### Your objective
Transcribe the listing that follows in full, omitting pictures.

* * * * * * *

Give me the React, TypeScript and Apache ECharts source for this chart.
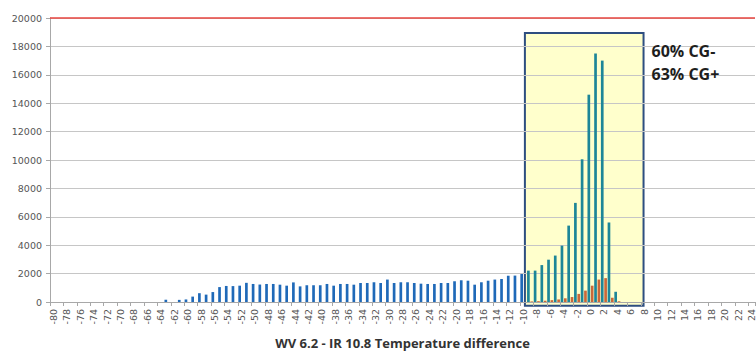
import React, { useEffect, useRef } from 'react';
import * as echarts from 'echarts';

// Temperature difference categories (WV 6.2 - IR 10.8)
const categories: string[] = [
  '-80', '-79', '-78', '-77', '-76', '-75', '-74', '-73', '-72', '-71',
  '-70', '-69', '-68', '-67', '-66', '-65', '-64', '-63', '-62', '-61',
  '-60', '-59', '-58', '-57', '-56', '-55', '-54', '-53', '-52', '-51',
  '-50', '-49', '-48', '-47', '-46', '-45', '-44', '-43', '-42', '-41',
  '-40', '-39', '-38', '-37', '-36', '-35', '-34', '-33', '-32', '-31',
  '-30', '-29', '-28', '-27', '-26', '-25', '-24', '-23', '-22', '-21',
  '-20', '-19', '-18', '-17', '-16', '-15', '-14', '-13', '-12', '-11',
  '-10', '-9', '-8', '-7', '-6', '-5', '-4', '-3', '-2', '-1',
  '0', '1', '2', '3', '4', '5', '6', '7', '8', '9',
  '10', '11', '12', '13', '14', '15', '16', '17', '18', '19',
  '20', '21', '22', '23', '24',
];

// CG- counts (blue)
const cgMinusCounts: number[] = [
  0, 0, 0, 0, 0, 0, 0, 0, 0, 0,
  0, 0, 0, 0, 0, 0, 0, 160, 0, 150,
  180, 380, 620, 520, 700, 1050, 1130, 1120, 1150, 1350,
  1270, 1230, 1270, 1270, 1220, 1150, 1380, 1100, 1180, 1180,
  1180, 1270, 1150, 1270, 1270, 1220, 1340, 1340, 1390, 1340,
  1580, 1340, 1390, 1390, 1340, 1290, 1270, 1270, 1340, 1340,
  1460, 1530, 1500, 1220, 1390, 1500, 1580, 1620, 1850, 1860,
  1970, 2210, 2210, 2600, 2980, 3270, 3970, 5380, 6980, 10050,
  14600, 17500, 17000, 5600, 720, 0, 0, 0, 0, 0,
  0, 0, 0, 0, 0, 0, 0, 0, 0, 0,
  0, 0, 0, 0, 0,
];

// CG+ counts (red-brown)
const cgPlusCounts: number[] = [
  0, 0, 0, 0, 0, 0, 0, 0, 0, 0,
  0, 0, 0, 0, 0, 0, 0, 0, 0, 0,
  0, 0, 0, 0, 0, 0, 0, 0, 0, 0,
  0, 0, 0, 0, 0, 0, 0, 0, 0, 0,
  0, 0, 0, 0, 0, 0, 0, 0, 0, 0,
  0, 0, 0, 0, 0, 0, 0, 0, 0, 0,
  0, 0, 0, 0, 0, 0, 0, 0, 0, 0,
  0, 40, 60, 90, 130, 180, 260, 350, 570, 800,
  1150, 1580, 1680, 300, 50, 0, 0, 0, 0, 0,
  0, 0, 0, 0, 0, 0, 0, 0, 0, 0,
  0, 0, 0, 0, 0,
];

const yMin = 0;
const yMax = 20000;
const yStep = 2000;
const redLineValue = 20000;

// highlighted window (in temperature-difference units) and its count extent
const boxFrom = -9.77;
const boxTo = 7.9;
const boxTop = 18940;
const boxBottom = -260;

const annotationLines = ['60% CG-', '63% CG+'];
const axisTitle = 'WV 6.2 - IR 10.8 Temperature difference';

const BLUE = '#1f69b8';
const TEAL = '#1d8698';
const BROWN = '#b0483a';
const ORANGE = '#c9683a';

const inBox = (idx: number) => {
  const v = Number(categories[idx]);
  return v > boxFrom && v < boxTo;
};

export default function App() {
  const ref = useRef<HTMLDivElement>(null);

  useEffect(() => {
    if (!ref.current) return;
    const chart = echarts.init(ref.current, null, { renderer: 'svg' });
    chart.setOption({
      animation: false,
      grid: {
        left: 50,
        right: 1,
        top: 18,
        bottom: 50,
        containLabel: false,
        outerBoundsMode: 'none',
      },
      xAxis: [
        {
          type: 'category',
          data: categories,
          boundaryGap: true,
          axisLine: { show: true, lineStyle: { color: '#a8a8a8', width: 1 } },
          axisTick: { show: true, interval: 1, length: 4, lineStyle: { color: '#a8a8a8' } },
          axisLabel: {
            interval: 1,
            rotate: 90,
            fontSize: 9.5,
            color: '#555',
            margin: 7,
            fontFamily: 'DejaVu Sans',
          },
          splitLine: { show: false },
          name: axisTitle,
          nameLocation: 'middle',
          nameGap: 34,
          nameTextStyle: {
            fontWeight: 'bold',
            fontSize: 13,
            color: '#333',
            fontFamily: 'Open Sans',
          },
        },
        {
          type: 'value',
          min: -80.5,
          max: 24.5,
          show: false,
          gridIndex: 0,
          axisLine: { onZero: false },
        },
      ],
      yAxis: {
        type: 'value',
        min: yMin,
        max: yMax,
        interval: yStep,
        axisLine: { show: true, onZero: false, lineStyle: { color: '#a8a8a8' } },
        axisTick: { show: true, length: 4, lineStyle: { color: '#a8a8a8' } },
        axisLabel: {
          fontSize: 9.5,
          color: '#555',
          margin: 8,
          fontFamily: 'DejaVu Sans',
          formatter: (v: number) => String(v),
        },
        splitLine: { show: true, lineStyle: { color: '#c6c6c6', width: 1 } },
      },
      series: [
        {
          type: 'bar',
          name: 'CG-',
          data: cgMinusCounts,
          barWidth: '40%',
          barGap: '25%',
          z: 2,
          itemStyle: {
            color: (p: any) => (inBox(p.dataIndex) ? TEAL : BLUE),
          },
          markLine: {
            silent: true,
            symbol: ['none', 'none'],
            label: { show: false },
            lineStyle: { color: '#e8453f', width: 1.5, type: 'solid' },
            data: [{ yAxis: redLineValue }],
          },
        },
        {
          type: 'bar',
          name: 'CG+',
          data: cgPlusCounts,
          barWidth: '40%',
          barGap: '25%',
          z: 2,
          itemStyle: {
            color: (p: any) => (inBox(p.dataIndex) ? ORANGE : BROWN),
          },
        },
      ],
    });

    const x1 = chart.convertToPixel({ xAxisIndex: 1 }, boxFrom) as number;
    const x2 = chart.convertToPixel({ xAxisIndex: 1 }, boxTo) as number;
    const y1 = chart.convertToPixel({ yAxisIndex: 0 }, boxTop) as number;
    const y2 = chart.convertToPixel({ yAxisIndex: 0 }, boxBottom) as number;

    chart.setOption({
      graphic: [
        {
          type: 'rect',
          z: -10,
          shape: { x: x1, y: y1, width: x2 - x1, height: y2 - y1 },
          style: { fill: '#ffffcc', stroke: '#2e4e80', lineWidth: 2 },
          silent: true,
        },
        ...annotationLines.map((t, i) => ({
          type: 'text',
          x: x2 + 8,
          y: y1 + 18 + i * 23,
          style: {
            text: t,
            fill: '#1e1e1e',
            font: 'bold 16px "Open Sans"',
            textVerticalAlign: 'middle',
          },
        })),
      ],
    });

    return () => chart.dispose();
  }, []);

  return (
    <div
      ref={ref}
      style={{ position: 'fixed', left: 0, top: 0, width: 756, height: 352, background: '#fff' }}
    />
  );
}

* * * * * * *

### The output
Give me the React, TypeScript and Apache ECharts source for this chart.
import React, { useEffect, useRef } from 'react';
import * as echarts from 'echarts';

// Temperature difference categories (WV 6.2 - IR 10.8)
const categories: string[] = [
  '-80', '-79', '-78', '-77', '-76', '-75', '-74', '-73', '-72', '-71',
  '-70', '-69', '-68', '-67', '-66', '-65', '-64', '-63', '-62', '-61',
  '-60', '-59', '-58', '-57', '-56', '-55', '-54', '-53', '-52', '-51',
  '-50', '-49', '-48', '-47', '-46', '-45', '-44', '-43', '-42', '-41',
  '-40', '-39', '-38', '-37', '-36', '-35', '-34', '-33', '-32', '-31',
  '-30', '-29', '-28', '-27', '-26', '-25', '-24', '-23', '-22', '-21',
  '-20', '-19', '-18', '-17', '-16', '-15', '-14', '-13', '-12', '-11',
  '-10', '-9', '-8', '-7', '-6', '-5', '-4', '-3', '-2', '-1',
  '0', '1', '2', '3', '4', '5', '6', '7', '8', '9',
  '10', '11', '12', '13', '14', '15', '16', '17', '18', '19',
  '20', '21', '22', '23', '24',
];

// CG- counts (blue)
const cgMinusCounts: number[] = [
  0, 0, 0, 0, 0, 0, 0, 0, 0, 0,
  0, 0, 0, 0, 0, 0, 0, 160, 0, 150,
  180, 380, 620, 520, 700, 1050, 1130, 1120, 1150, 1350,
  1270, 1230, 1270, 1270, 1220, 1150, 1380, 1100, 1180, 1180,
  1180, 1270, 1150, 1270, 1270, 1220, 1340, 1340, 1390, 1340,
  1580, 1340, 1390, 1390, 1340, 1290, 1270, 1270, 1340, 1340,
  1460, 1530, 1500, 1220, 1390, 1500, 1580, 1620, 1850, 1860,
  1970, 2210, 2210, 2600, 2980, 3270, 3970, 5380, 6980, 10050,
  14600, 17500, 17000, 5600, 720, 0, 0, 0, 0, 0,
  0, 0, 0, 0, 0, 0, 0, 0, 0, 0,
  0, 0, 0, 0, 0,
];

// CG+ counts (red-brown)
const cgPlusCounts: number[] = [
  0, 0, 0, 0, 0, 0, 0, 0, 0, 0,
  0, 0, 0, 0, 0, 0, 0, 0, 0, 0,
  0, 0, 0, 0, 0, 0, 0, 0, 0, 0,
  0, 0, 0, 0, 0, 0, 0, 0, 0, 0,
  0, 0, 0, 0, 0, 0, 0, 0, 0, 0,
  0, 0, 0, 0, 0, 0, 0, 0, 0, 0,
  0, 0, 0, 0, 0, 0, 0, 0, 0, 0,
  0, 40, 60, 90, 130, 180, 260, 350, 570, 800,
  1150, 1580, 1680, 300, 50, 0, 0, 0, 0, 0,
  0, 0, 0, 0, 0, 0, 0, 0, 0, 0,
  0, 0, 0, 0, 0,
];

const yMin = 0;
const yMax = 20000;
const yStep = 2000;
const redLineValue = 20000;

// highlighted window (in temperature-difference units) and its count extent
const boxFrom = -9.77;
const boxTo = 7.9;
const boxTop = 18940;
const boxBottom = -260;

const annotationLines = ['60% CG-', '63% CG+'];
const axisTitle = 'WV 6.2 - IR 10.8 Temperature difference';

const BLUE = '#1f69b8';
const TEAL = '#1d8698';
const BROWN = '#b0483a';
const ORANGE = '#c9683a';

const inBox = (idx: number) => {
  const v = Number(categories[idx]);
  return v > boxFrom && v < boxTo;
};

export default function App() {
  const ref = useRef<HTMLDivElement>(null);

  useEffect(() => {
    if (!ref.current) return;
    const chart = echarts.init(ref.current, null, { renderer: 'svg' });
    chart.setOption({
      animation: false,
      grid: {
        left: 50,
        right: 1,
        top: 18,
        bottom: 50,
        containLabel: false,
        outerBoundsMode: 'none',
      },
      xAxis: [
        {
          type: 'category',
          data: categories,
          boundaryGap: true,
          axisLine: { show: true, lineStyle: { color: '#a8a8a8', width: 1 } },
          axisTick: { show: true, interval: 1, length: 4, lineStyle: { color: '#a8a8a8' } },
          axisLabel: {
            interval: 1,
            rotate: 90,
            fontSize: 9.5,
            color: '#555',
            margin: 7,
            fontFamily: 'DejaVu Sans',
          },
          splitLine: { show: false },
          name: axisTitle,
          nameLocation: 'middle',
          nameGap: 34,
          nameTextStyle: {
            fontWeight: 'bold',
            fontSize: 13,
            color: '#333',
            fontFamily: 'Open Sans',
          },
        },
        {
          type: 'value',
          min: -80.5,
          max: 24.5,
          show: false,
          gridIndex: 0,
          axisLine: { onZero: false },
        },
      ],
      yAxis: {
        type: 'value',
        min: yMin,
        max: yMax,
        interval: yStep,
        axisLine: { show: true, onZero: false, lineStyle: { color: '#a8a8a8' } },
        axisTick: { show: true, length: 4, lineStyle: { color: '#a8a8a8' } },
        axisLabel: {
          fontSize: 9.5,
          color: '#555',
          margin: 8,
          fontFamily: 'DejaVu Sans',
          formatter: (v: number) => String(v),
        },
        splitLine: { show: true, lineStyle: { color: '#c6c6c6', width: 1 } },
      },
      series: [
        {
          type: 'bar',
          name: 'CG-',
          data: cgMinusCounts,
          barWidth: '40%',
          barGap: '25%',
          z: 2,
          itemStyle: {
            color: (p: any) => (inBox(p.dataIndex) ? TEAL : BLUE),
          },
          markLine: {
            silent: true,
            symbol: ['none', 'none'],
            label: { show: false },
            lineStyle: { color: '#e8453f', width: 1.5, type: 'solid' },
            data: [{ yAxis: redLineValue }],
          },
        },
        {
          type: 'bar',
          name: 'CG+',
          data: cgPlusCounts,
          barWidth: '40%',
          barGap: '25%',
          z: 2,
          itemStyle: {
            color: (p: any) => (inBox(p.dataIndex) ? ORANGE : BROWN),
          },
        },
      ],
    });

    const x1 = chart.convertToPixel({ xAxisIndex: 1 }, boxFrom) as number;
    const x2 = chart.convertToPixel({ xAxisIndex: 1 }, boxTo) as number;
    const y1 = chart.convertToPixel({ yAxisIndex: 0 }, boxTop) as number;
    const y2 = chart.convertToPixel({ yAxisIndex: 0 }, boxBottom) as number;

    chart.setOption({
      graphic: [
        {
          type: 'rect',
          z: -10,
          shape: { x: x1, y: y1, width: x2 - x1, height: y2 - y1 },
          style: { fill: '#ffffcc', stroke: '#2e4e80', lineWidth: 2 },
          silent: true,
        },
        ...annotationLines.map((t, i) => ({
          type: 'text',
          x: x2 + 8,
          y: y1 + 18 + i * 23,
          style: {
            text: t,
            fill: '#1e1e1e',
            font: 'bold 16px "Open Sans"',
            textVerticalAlign: 'middle',
          },
        })),
      ],
    });

    return () => chart.dispose();
  }, []);

  return (
    <div
      ref={ref}
      style={{ position: 'fixed', left: 0, top: 0, width: 756, height: 352, background: '#fff' }}
    />
  );
}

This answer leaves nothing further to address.